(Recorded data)
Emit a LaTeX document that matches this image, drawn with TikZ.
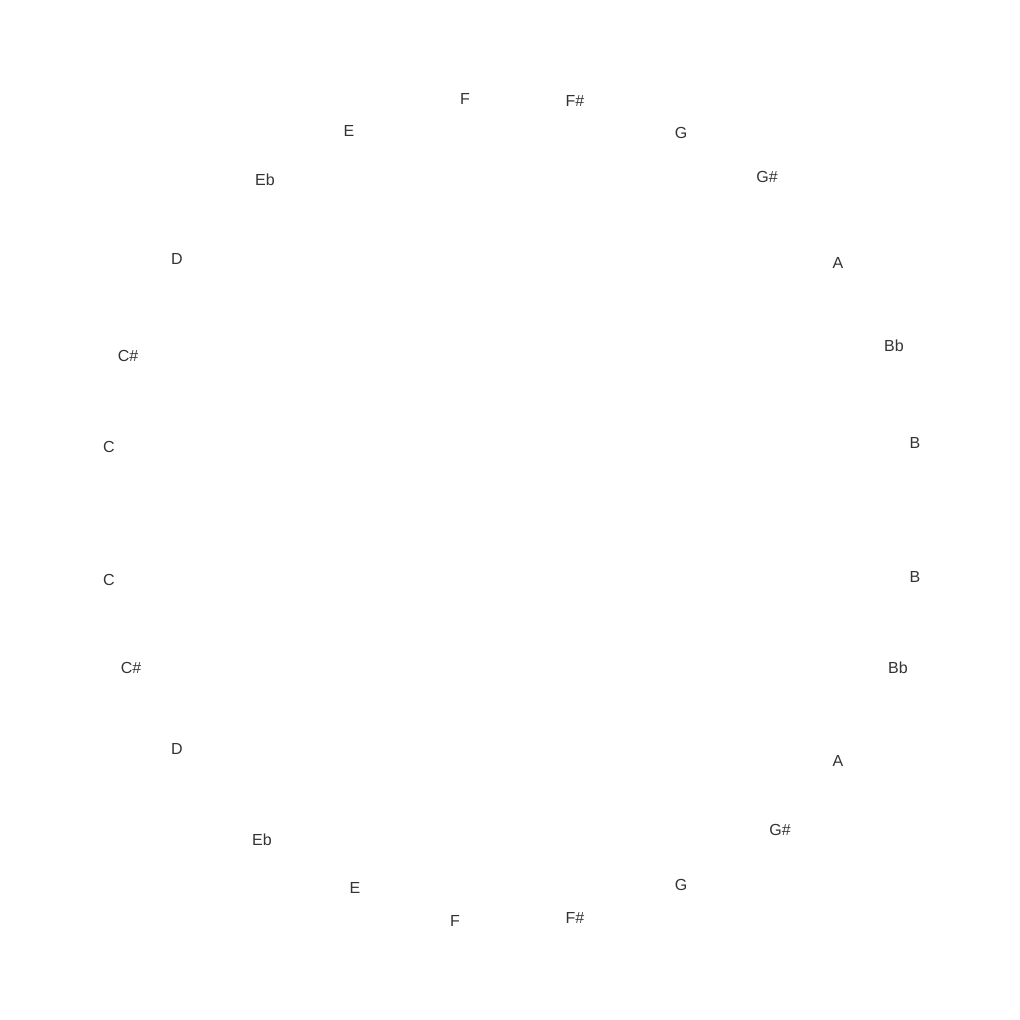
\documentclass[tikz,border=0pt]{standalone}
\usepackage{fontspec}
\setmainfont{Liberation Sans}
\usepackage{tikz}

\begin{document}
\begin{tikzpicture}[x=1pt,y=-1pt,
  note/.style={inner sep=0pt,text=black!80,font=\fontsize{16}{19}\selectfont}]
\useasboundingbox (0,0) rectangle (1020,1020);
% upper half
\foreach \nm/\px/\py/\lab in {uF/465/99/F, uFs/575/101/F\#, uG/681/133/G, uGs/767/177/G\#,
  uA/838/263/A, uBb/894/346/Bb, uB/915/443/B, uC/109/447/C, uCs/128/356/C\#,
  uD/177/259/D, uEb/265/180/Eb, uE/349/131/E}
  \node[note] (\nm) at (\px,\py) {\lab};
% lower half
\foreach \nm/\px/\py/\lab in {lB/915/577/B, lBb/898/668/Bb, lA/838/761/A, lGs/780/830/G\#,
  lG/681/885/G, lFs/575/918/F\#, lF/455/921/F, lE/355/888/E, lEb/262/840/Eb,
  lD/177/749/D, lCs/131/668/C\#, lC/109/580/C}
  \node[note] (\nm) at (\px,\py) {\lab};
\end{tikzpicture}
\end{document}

* * *

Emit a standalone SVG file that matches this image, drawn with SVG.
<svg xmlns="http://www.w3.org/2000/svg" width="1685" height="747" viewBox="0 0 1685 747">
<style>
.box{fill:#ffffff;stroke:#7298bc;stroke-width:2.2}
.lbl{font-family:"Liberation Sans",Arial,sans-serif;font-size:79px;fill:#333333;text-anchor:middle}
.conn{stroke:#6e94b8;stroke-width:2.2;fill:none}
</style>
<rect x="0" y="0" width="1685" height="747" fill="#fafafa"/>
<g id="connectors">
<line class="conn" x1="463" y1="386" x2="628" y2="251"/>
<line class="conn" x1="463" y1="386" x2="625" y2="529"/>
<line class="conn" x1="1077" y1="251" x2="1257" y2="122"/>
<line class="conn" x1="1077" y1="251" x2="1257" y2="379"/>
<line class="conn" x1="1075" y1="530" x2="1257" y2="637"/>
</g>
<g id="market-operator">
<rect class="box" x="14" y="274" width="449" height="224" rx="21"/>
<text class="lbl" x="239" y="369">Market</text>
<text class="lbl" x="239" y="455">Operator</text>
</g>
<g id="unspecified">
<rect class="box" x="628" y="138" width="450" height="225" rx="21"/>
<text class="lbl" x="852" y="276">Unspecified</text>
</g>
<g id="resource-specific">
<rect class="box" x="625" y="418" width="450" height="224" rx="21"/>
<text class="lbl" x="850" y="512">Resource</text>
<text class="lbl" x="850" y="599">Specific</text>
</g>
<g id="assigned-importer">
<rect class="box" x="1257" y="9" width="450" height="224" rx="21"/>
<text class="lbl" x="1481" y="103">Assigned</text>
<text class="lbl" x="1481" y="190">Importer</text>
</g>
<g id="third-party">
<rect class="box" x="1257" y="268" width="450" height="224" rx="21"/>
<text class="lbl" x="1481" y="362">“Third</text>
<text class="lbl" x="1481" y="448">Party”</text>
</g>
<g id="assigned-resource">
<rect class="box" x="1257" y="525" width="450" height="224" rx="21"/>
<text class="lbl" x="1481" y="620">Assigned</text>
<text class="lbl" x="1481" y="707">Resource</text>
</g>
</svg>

■ **Task to complete**
Please list every line of the records that contains "image".

■ **Solved problem**
Emit a LaTeX document that matches this image, drawn with TikZ.
Emit a standalone SVG file that matches this image, drawn with SVG.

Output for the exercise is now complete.